■ DO THIS:
Leave out the pictures and reproduce all of the data exactly.

--- Begin ---

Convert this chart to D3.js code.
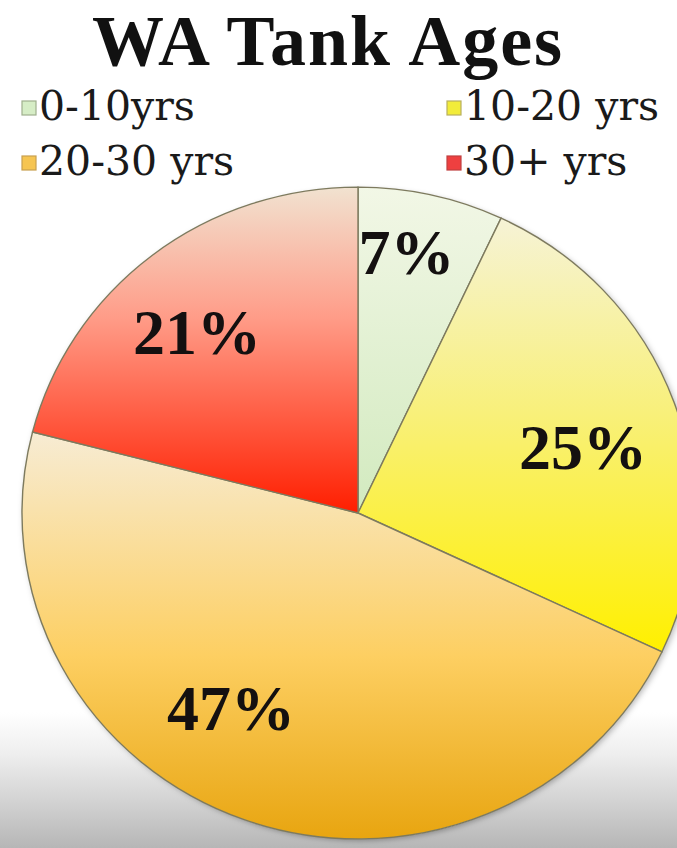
<!DOCTYPE html>
<html>
<head>
<meta charset="utf-8">
<script src="https://cdn.jsdelivr.net/npm/d3@7"></script>
<style>
  html, body { margin: 0; padding: 0; background: #fff; }
  svg { display: block; }
</style>
</head>
<body>
<svg id="chart" width="677" height="848"></svg>
<script>
// ---- data ----
const categories = ["0-10yrs", "10-20 yrs", "20-30 yrs", "30+ yrs"];
const values = [7, 25, 47, 21];
const labels = ["7%", "25%", "47%", "21%"];
const titleText = "WA Tank Ages";

// ---- layout / style ----
const W = 677, H = 848;
const cx = 358, cy = 513, R = 336, squash = 0.97;
const gradStops = [
  [["0", "#f2f7e6"], ["1", "#d2eabf"]],
  [["0", "#f6f3d6"], ["0.45", "#f8f07a"], ["1", "#fff000"]],
  [["0", "#f7ecd4"], ["0.55", "#fdcf62"], ["1", "#e8a510"]],
  [["0", "#f1e2d0"], ["0.4", "#ff9c88"], ["1", "#ff1e00"]]
];
const legendFill = ["#d6edc6", "#f2ec3a", "#f6c552", "#ee4040"];
const legendStroke = ["#9fb08e", "#b8b060", "#c8a050", "#c04040"];
const labelNudge = [[-5, -29], [-5.5, 14.5], [-44, -28.6], [-10.8, 6.8]];

const svg = d3.select("#chart");
const defs = svg.append("defs");

// background with video-like gray fade at bottom
const bg = defs.append("linearGradient").attr("id", "bg")
  .attr("x1", 0).attr("y1", 0).attr("x2", 0).attr("y2", 1);
[["0", "#ffffff"], ["0.84", "#ffffff"], ["0.89", "#eeeeee"], ["0.95", "#d0d0d0"], ["1", "#b6b6b6"]]
  .forEach(s => bg.append("stop").attr("offset", s[0]).attr("stop-color", s[1]));
svg.append("rect").attr("width", W).attr("height", H).attr("fill", "url(#bg)");

gradStops.forEach((stops, i) => {
  const g = defs.append("linearGradient").attr("id", "g" + i)
    .attr("x1", 0).attr("y1", 0).attr("x2", 0).attr("y2", 1);
  stops.forEach(s => g.append("stop").attr("offset", s[0]).attr("stop-color", s[1]));
});

const shadow = defs.append("filter").attr("id", "shadow")
  .attr("x", "-10%").attr("y", "-10%").attr("width", "120%").attr("height", "120%");
shadow.append("feDropShadow").attr("dx", 2).attr("dy", 2).attr("stdDeviation", 3)
  .attr("flood-color", "#000").attr("flood-opacity", 0.28);

// title
svg.append("text")
  .attr("x", 328).attr("y", 65)
  .attr("text-anchor", "middle")
  .attr("font-family", "'Liberation Serif', 'Times New Roman', serif")
  .attr("font-weight", "bold")
  .attr("font-size", 72)
  .attr("letter-spacing", 2)
  .attr("fill", "#111")
  .text(titleText);

// legend
const legendPos = [[22, 120], [447, 120], [22, 175], [447, 175]];
const lg = svg.append("g");
categories.forEach((c, i) => {
  const [lx, ly] = legendPos[i];
  lg.append("rect")
    .attr("x", lx).attr("y", ly - 19).attr("width", 14).attr("height", 14)
    .attr("fill", legendFill[i]).attr("stroke", legendStroke[i]).attr("stroke-width", 1.2);
  lg.append("text")
    .attr("x", lx + 17).attr("y", ly)
    .attr("font-family", "'DejaVu Serif', serif")
    .attr("font-size", 41)
    .attr("fill", "#1a1a1a")
    .text(c);
});

// pie
const pie = d3.pie().sort(null).value(d => d)(values);
const arc = d3.arc().innerRadius(0).outerRadius(R);
const labelArc = d3.arc().innerRadius(245).outerRadius(245);

const pg = svg.append("g")
  .attr("transform", `translate(${cx},${cy}) scale(1,${squash})`);
pg.append("circle").attr("r", R).attr("fill", "#fff").attr("filter", "url(#shadow)");
pg.selectAll("path.slice").data(pie).enter().append("path")
  .attr("class", "slice")
  .attr("d", arc)
  .attr("fill", (d, i) => `url(#g${i})`)
  .attr("stroke", "#7d7a5e")
  .attr("stroke-width", 1.4)
  .attr("vector-effect", "non-scaling-stroke");

// labels
svg.selectAll("text.pct").data(pie).enter().append("text")
  .attr("class", "pct")
  .attr("x", (d, i) => cx + labelArc.centroid(d)[0] + labelNudge[i][0])
  .attr("y", (d, i) => cy + labelArc.centroid(d)[1] * squash + labelNudge[i][1])
  .attr("dy", "0.34em")
  .attr("text-anchor", "middle")
  .attr("font-family", "'Liberation Serif', 'Times New Roman', serif")
  .attr("font-weight", "bold")
  .attr("font-size", 64)
  .attr("fill", "#141010")
  .text((d, i) => labels[i]);
</script>
</body>
</html>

--- End ---

■ ANSWER TO THE TASK:
Convert this chart to D3.js code.
<!DOCTYPE html>
<html>
<head>
<meta charset="utf-8">
<script src="https://cdn.jsdelivr.net/npm/d3@7"></script>
<style>
  html, body { margin: 0; padding: 0; background: #fff; }
  svg { display: block; }
</style>
</head>
<body>
<svg id="chart" width="677" height="848"></svg>
<script>
// ---- data ----
const categories = ["0-10yrs", "10-20 yrs", "20-30 yrs", "30+ yrs"];
const values = [7, 25, 47, 21];
const labels = ["7%", "25%", "47%", "21%"];
const titleText = "WA Tank Ages";

// ---- layout / style ----
const W = 677, H = 848;
const cx = 358, cy = 513, R = 336, squash = 0.97;
const gradStops = [
  [["0", "#f2f7e6"], ["1", "#d2eabf"]],
  [["0", "#f6f3d6"], ["0.45", "#f8f07a"], ["1", "#fff000"]],
  [["0", "#f7ecd4"], ["0.55", "#fdcf62"], ["1", "#e8a510"]],
  [["0", "#f1e2d0"], ["0.4", "#ff9c88"], ["1", "#ff1e00"]]
];
const legendFill = ["#d6edc6", "#f2ec3a", "#f6c552", "#ee4040"];
const legendStroke = ["#9fb08e", "#b8b060", "#c8a050", "#c04040"];
const labelNudge = [[-5, -29], [-5.5, 14.5], [-44, -28.6], [-10.8, 6.8]];

const svg = d3.select("#chart");
const defs = svg.append("defs");

// background with video-like gray fade at bottom
const bg = defs.append("linearGradient").attr("id", "bg")
  .attr("x1", 0).attr("y1", 0).attr("x2", 0).attr("y2", 1);
[["0", "#ffffff"], ["0.84", "#ffffff"], ["0.89", "#eeeeee"], ["0.95", "#d0d0d0"], ["1", "#b6b6b6"]]
  .forEach(s => bg.append("stop").attr("offset", s[0]).attr("stop-color", s[1]));
svg.append("rect").attr("width", W).attr("height", H).attr("fill", "url(#bg)");

gradStops.forEach((stops, i) => {
  const g = defs.append("linearGradient").attr("id", "g" + i)
    .attr("x1", 0).attr("y1", 0).attr("x2", 0).attr("y2", 1);
  stops.forEach(s => g.append("stop").attr("offset", s[0]).attr("stop-color", s[1]));
});

const shadow = defs.append("filter").attr("id", "shadow")
  .attr("x", "-10%").attr("y", "-10%").attr("width", "120%").attr("height", "120%");
shadow.append("feDropShadow").attr("dx", 2).attr("dy", 2).attr("stdDeviation", 3)
  .attr("flood-color", "#000").attr("flood-opacity", 0.28);

// title
svg.append("text")
  .attr("x", 328).attr("y", 65)
  .attr("text-anchor", "middle")
  .attr("font-family", "'Liberation Serif', 'Times New Roman', serif")
  .attr("font-weight", "bold")
  .attr("font-size", 72)
  .attr("letter-spacing", 2)
  .attr("fill", "#111")
  .text(titleText);

// legend
const legendPos = [[22, 120], [447, 120], [22, 175], [447, 175]];
const lg = svg.append("g");
categories.forEach((c, i) => {
  const [lx, ly] = legendPos[i];
  lg.append("rect")
    .attr("x", lx).attr("y", ly - 19).attr("width", 14).attr("height", 14)
    .attr("fill", legendFill[i]).attr("stroke", legendStroke[i]).attr("stroke-width", 1.2);
  lg.append("text")
    .attr("x", lx + 17).attr("y", ly)
    .attr("font-family", "'DejaVu Serif', serif")
    .attr("font-size", 41)
    .attr("fill", "#1a1a1a")
    .text(c);
});

// pie
const pie = d3.pie().sort(null).value(d => d)(values);
const arc = d3.arc().innerRadius(0).outerRadius(R);
const labelArc = d3.arc().innerRadius(245).outerRadius(245);

const pg = svg.append("g")
  .attr("transform", `translate(${cx},${cy}) scale(1,${squash})`);
pg.append("circle").attr("r", R).attr("fill", "#fff").attr("filter", "url(#shadow)");
pg.selectAll("path.slice").data(pie).enter().append("path")
  .attr("class", "slice")
  .attr("d", arc)
  .attr("fill", (d, i) => `url(#g${i})`)
  .attr("stroke", "#7d7a5e")
  .attr("stroke-width", 1.4)
  .attr("vector-effect", "non-scaling-stroke");

// labels
svg.selectAll("text.pct").data(pie).enter().append("text")
  .attr("class", "pct")
  .attr("x", (d, i) => cx + labelArc.centroid(d)[0] + labelNudge[i][0])
  .attr("y", (d, i) => cy + labelArc.centroid(d)[1] * squash + labelNudge[i][1])
  .attr("dy", "0.34em")
  .attr("text-anchor", "middle")
  .attr("font-family", "'Liberation Serif', 'Times New Roman', serif")
  .attr("font-weight", "bold")
  .attr("font-size", 64)
  .attr("fill", "#141010")
  .text((d, i) => labels[i]);
</script>
</body>
</html>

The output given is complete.